A ⁎-linear map Φ between matrix spaces is cross-positive if it is positive on orthogonal pairs $(U,V)$ of positive semidefinite matrices in the sense that $〈U,V〉:=\mathrm{tr}\left(UV\right)=0$ implies $〈\Phi \left(U\right),V〉\ge 0$, and is completely cross-positive if all its ampliations $I_n\otimes \Phi$ are cross-positive. (Completely) cross-positive maps arise in the theory of operator semigroups, where they are sometimes called exponentially-positive maps, and are also important in the theory of affine processes on symmetric cones in mathematical finance.

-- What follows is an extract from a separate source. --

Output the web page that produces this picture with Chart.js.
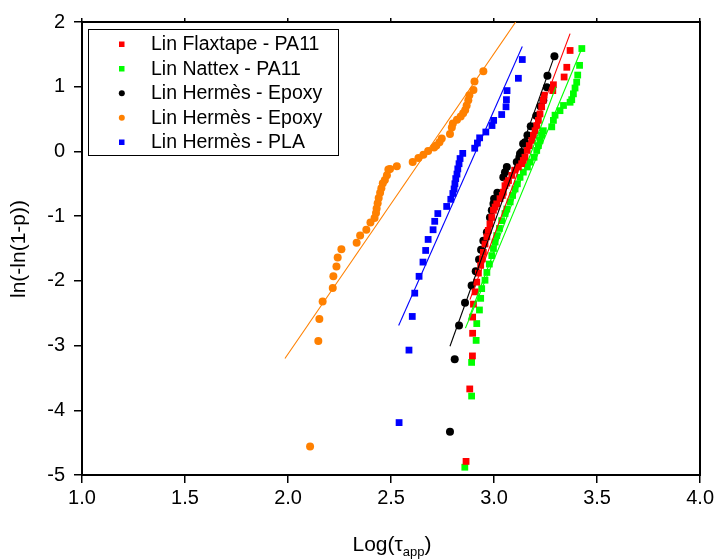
<!DOCTYPE html>
<html><head><meta charset="utf-8">
<script src="https://cdn.jsdelivr.net/npm/chart.js@4.4.0/dist/chart.umd.min.js"></script>
<style>html,body{margin:0;padding:0;background:#fff}#wrap{width:717px;height:560px}</style>
</head><body><div id="wrap"><canvas id="c" width="717" height="560"></canvas></div>
<script>
// ---- data (x = Log(tau_app), y = ln(-ln(1-p))) ----
const seriesLabels = ['Lin Flaxtape - PA11','Lin Nattex - PA11','Lin Hermès - Epoxy','Lin Hermès - Epoxy','Lin Hermès - PLA'];
const xTicks = [1.0,1.5,2.0,2.5,3.0,3.5,4.0];
const yTicks = [2,1,0,-1,-2,-3,-4,-5];

const flaxtapePA11 = [[2.864,-4.79],[2.882,-3.67],[2.895,-3.16],[2.896,-2.81],[2.896,-2.56],[2.900,-2.36],[2.908,-2.17],[2.916,-2.02],[2.924,-1.88],[2.935,-1.76],[2.943,-1.66],[2.948,-1.56],[2.956,-1.43],[2.965,-1.32],[2.972,-1.22],[2.980,-1.12],[2.989,-1.02],[2.997,-0.91],[3.005,-0.86],[3.013,-0.81],[3.029,-0.73],[3.040,-0.68],[3.045,-0.63],[3.053,-0.53],[3.062,-0.49],[3.070,-0.45],[3.086,-0.37],[3.100,-0.29],[3.118,-0.24],[3.134,-0.19],[3.142,-0.14],[3.150,-0.09],[3.161,0.015],[3.171,0.09],[3.183,0.17],[3.191,0.25],[3.199,0.32],[3.207,0.40],[3.215,0.48],[3.223,0.58],[3.231,0.69],[3.239,0.79],[3.243,0.87],[3.285,0.94],[3.288,1.03],[3.340,1.15],[3.353,1.30],[3.369,1.56]];
const nattexPA11 = [[2.858,-4.88],[2.891,-3.78],[2.891,-3.26],[2.913,-2.92],[2.916,-2.66],[2.929,-2.45],[2.935,-2.27],[2.940,-2.12],[2.956,-1.99],[2.965,-1.87],[2.977,-1.74],[2.989,-1.61],[2.997,-1.50],[3.005,-1.40],[3.013,-1.30],[3.026,-1.19],[3.037,-1.07],[3.053,-0.96],[3.062,-0.89],[3.078,-0.78],[3.090,-0.68],[3.102,-0.58],[3.113,-0.50],[3.126,-0.40],[3.142,-0.32],[3.162,-0.24],[3.175,-0.165],[3.194,-0.09],[3.207,0.015],[3.215,0.09],[3.223,0.17],[3.231,0.25],[3.239,0.32],[3.280,0.38],[3.288,0.48],[3.296,0.56],[3.320,0.63],[3.337,0.71],[3.369,0.76],[3.377,0.80],[3.385,0.89],[3.393,0.98],[3.401,1.07],[3.406,1.18],[3.415,1.33],[3.426,1.59]];
const hermesEpoxyBlack = [[2.786,-4.33],[2.809,-3.21],[2.830,-2.69],[2.859,-2.34],[2.891,-2.07],[2.911,-1.85],[2.927,-1.67],[2.937,-1.52],[2.948,-1.38],[2.965,-1.25],[2.980,-1.02],[2.989,-0.91],[2.997,-0.81],[3.000,-0.73],[3.016,-0.64],[3.045,-0.40],[3.053,-0.32],[3.062,-0.24],[3.110,-0.165],[3.123,-0.09],[3.126,-0.035],[3.134,-0.01],[3.141,0.12],[3.150,0.14],[3.162,0.25],[3.178,0.39],[3.205,0.55],[3.225,0.70],[3.239,0.79],[3.256,0.99],[3.259,1.17],[3.293,1.47]];
const hermesEpoxyOrange = [[2.107,-4.56],[2.147,-2.93],[2.152,-2.59],[2.168,-2.32],[2.217,-2.11],[2.220,-1.93],[2.235,-1.78],[2.241,-1.64],[2.259,-1.51],[2.333,-1.41],[2.350,-1.30],[2.380,-1.21],[2.400,-1.10],[2.420,-1.03],[2.427,-0.95],[2.430,-0.88],[2.435,-0.80],[2.440,-0.72],[2.447,-0.64],[2.453,-0.57],[2.460,-0.49],[2.470,-0.44],[2.480,-0.37],[2.487,-0.28],[2.495,-0.27],[2.528,-0.23],[2.605,-0.165],[2.633,-0.10],[2.657,-0.05],[2.680,0.005],[2.709,0.06],[2.720,0.09],[2.735,0.14],[2.746,0.20],[2.786,0.27],[2.795,0.37],[2.800,0.43],[2.820,0.49],[2.838,0.54],[2.850,0.59],[2.860,0.64],[2.867,0.71],[2.875,0.79],[2.880,0.87],[2.900,0.95],[2.905,1.08],[2.948,1.24]];
const hermesPLA = [[2.539,-4.19],[2.587,-3.07],[2.603,-2.55],[2.615,-2.19],[2.636,-1.93],[2.655,-1.71],[2.668,-1.53],[2.680,-1.36],[2.704,-1.21],[2.712,-1.08],[2.727,-0.96],[2.770,-0.85],[2.790,-0.74],[2.800,-0.65],[2.806,-0.58],[2.810,-0.50],[2.814,-0.42],[2.820,-0.35],[2.824,-0.27],[2.830,-0.19],[2.835,-0.11],[2.848,-0.03],[2.906,0.05],[2.919,0.13],[2.930,0.21],[2.960,0.30],[2.990,0.40],[2.998,0.48],[3.037,0.57],[3.058,0.69],[3.060,0.80],[3.063,0.94],[3.118,1.13],[3.137,1.42]];

// fitted lines (end points)
const fitFlaxtape = [[2.883,-2.29],[3.369,1.82]];
const fitNattex = [[2.861,-2.73],[3.426,1.59]];
const fitNattex2 = [[2.875,-2.60],[3.300,1.00]];
const fitEpoxyBlack = [[2.786,-3.01],[3.296,1.50]];
const fitEpoxyOrange = [[1.985,-3.20],[3.105,2.00]];
const fitPLA = [[2.537,-2.69],[3.137,1.62]];

const FONT = "'Liberation Sans', Arial, Helvetica, sans-serif";
const toPts = a => a.map(p => ({x:p[0], y:p[1]}));

const colors = ['#ff0000','#00ff00','#000000','#ff8000','#0000ff'];
const styles = ['rect','rect','circle','circle','rect'];
const seriesData = [flaxtapePA11, nattexPA11, hermesEpoxyBlack, hermesEpoxyOrange, hermesPLA];
const drawOrder = [10,14,12,16,15];

const datasets = [];
seriesData.forEach((d,i) => {
  datasets.push({label: seriesLabels[i], data: toPts(d), backgroundColor: colors[i], borderColor: colors[i],
    pointStyle: styles[i], pointRadius: styles[i]==='rect'?4.8:4, pointBorderWidth:0, pointHoverRadius:0, order: drawOrder[i]});
});
const fits = [[fitFlaxtape,'#ff0000'],[fitNattex,'#00ff00'],[fitNattex2,'#00ff00'],[fitEpoxyBlack,'#000000'],[fitEpoxyOrange,'#ff8000'],[fitPLA,'#0000ff']];
fits.forEach(f => datasets.push({type:'line', label:'fit', data: toPts(f[0]), borderColor: f[1], borderWidth:1.1, pointRadius:0, fill:false, showLine:true, order:1}));

const legendPlugin = {
  id:'customLegend',
  afterDraw(chart){
    const ctx = chart.ctx;
    ctx.save();
    ctx.fillStyle='#fff'; ctx.fillRect(88.5,29.5,250,126);
    ctx.strokeStyle='#000'; ctx.lineWidth=1; ctx.strokeRect(88.5,29.5,250,126);
    const rows=[44,68.5,93,117.5,142];
    ctx.font = "19.5px " + FONT; ctx.textBaseline='middle'; ctx.textAlign='left';
    for(let i=0;i<5;i++){
      ctx.fillStyle=colors[i];
      if(styles[i]==='rect'){ ctx.fillRect(119,rows[i]-2.5,5.5,5.5); }
      else { ctx.beginPath(); ctx.arc(121.8,rows[i]+0.3,3,0,Math.PI*2); ctx.fill(); }
      ctx.fillStyle='#000';
      ctx.fillText(seriesLabels[i],151,rows[i]+1);
    }
    // axis titles
    ctx.fillStyle='#000';
    ctx.textBaseline='alphabetic';
    const big = "21px " + FONT, small = "13px " + FONT;
    ctx.font=big; const w1=ctx.measureText('Log(τ').width, w3=ctx.measureText(')').width;
    ctx.font=small; const w2=ctx.measureText('app').width;
    let x0 = 392 - (w1+w2+w3)/2;
    ctx.font=big; ctx.fillText('Log(τ',x0,551);
    ctx.font=small; ctx.fillText('app',x0+w1,556);
    ctx.font=big; ctx.fillText(')',x0+w1+w2,551);
    ctx.translate(19,249); ctx.rotate(-Math.PI/2);
    ctx.font="21px " + FONT; ctx.textAlign='center'; ctx.textBaseline='middle';
    ctx.fillText('ln(-ln(1-p))',0,0);
    ctx.restore();
  }
};

const axisCommon = {grid:{drawOnChartArea:false, drawTicks:true, tickLength:8, color:'#000', lineWidth:1.5}, border:{display:true, color:'#000', width:2}};

new Chart(document.getElementById('c'), {
  type:'scatter',
  data:{datasets},
  options:{
    responsive:false, animation:false, devicePixelRatio:1,
    layout:{padding:{left:0,right:16,top:22,bottom:0}},
    plugins:{legend:{display:false}, tooltip:{enabled:false}},
    events:[],
    scales:{
      x:{type:'linear', position:'bottom', min:xTicks[0], max:xTicks[xTicks.length-1],
        afterBuildTicks(s){ s.ticks = xTicks.map(v=>({value:v})); },
        ticks:{callback:v=>Number(v).toFixed(1), font:{family:FONT,size:20}, color:'#000', padding:3, maxRotation:0, autoSkip:false},
        ...axisCommon, afterFit(s){ s.height=85; }},
      x2:{type:'linear', position:'top', min:xTicks[0], max:xTicks[xTicks.length-1],
        afterBuildTicks(s){ s.ticks = xTicks.map(v=>({value:v})); },
        ticks:{display:false}, grid:{drawOnChartArea:false, drawTicks:true, tickLength:4, color:'#000', lineWidth:1.5},
        border:{display:true,color:'#000',width:2}, afterFit(s){ s.height=0; }},
      y:{type:'linear', position:'left', min:yTicks[yTicks.length-1], max:yTicks[0],
        afterBuildTicks(s){ s.ticks = yTicks.map(v=>({value:v})); },
        ticks:{callback:v=>String(v), font:{family:FONT,size:20}, color:'#000', padding:9},
        ...axisCommon, afterFit(s){ s.width=82; }},
      y2:{type:'linear', position:'right', min:yTicks[yTicks.length-1], max:yTicks[0],
        ticks:{display:false}, grid:{drawOnChartArea:false, drawTicks:false},
        border:{display:true,color:'#000',width:2}, afterFit(s){ s.width=0; }}
    }
  },
  plugins:[legendPlugin]
});
</script></body></html>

To each Φ as above a bihomogeneous form is associated by $p_{\Phi }(x,y)=y^T\Phi \left(x{x}^T\right)y$. Then Φ is cross-positive if and only if $p_{\Phi }$ is nonnegative on the variety of pairs of orthogonal vectors $\left\{\right(x,y\left)\right|x^{T}y=0\}$. Moreover, Φ is shown to be completely cross-positive if and only if $p_{\Phi }$ is a sum of squares modulo the principal ideal $\left(x^{T}y\right)$. These observations bring the study of cross-positive maps into the powerful setting of real algebraic geometry. Here this interplay is exploited to prove quantitative bounds on the fraction of cross-positive maps that are completely cross-positive. Detailed results about cross-positive maps Φ mapping between $3\times 3$ matrices are given. Finally, an algorithm to produce cross-positive maps that are not completely cross-positive is presented.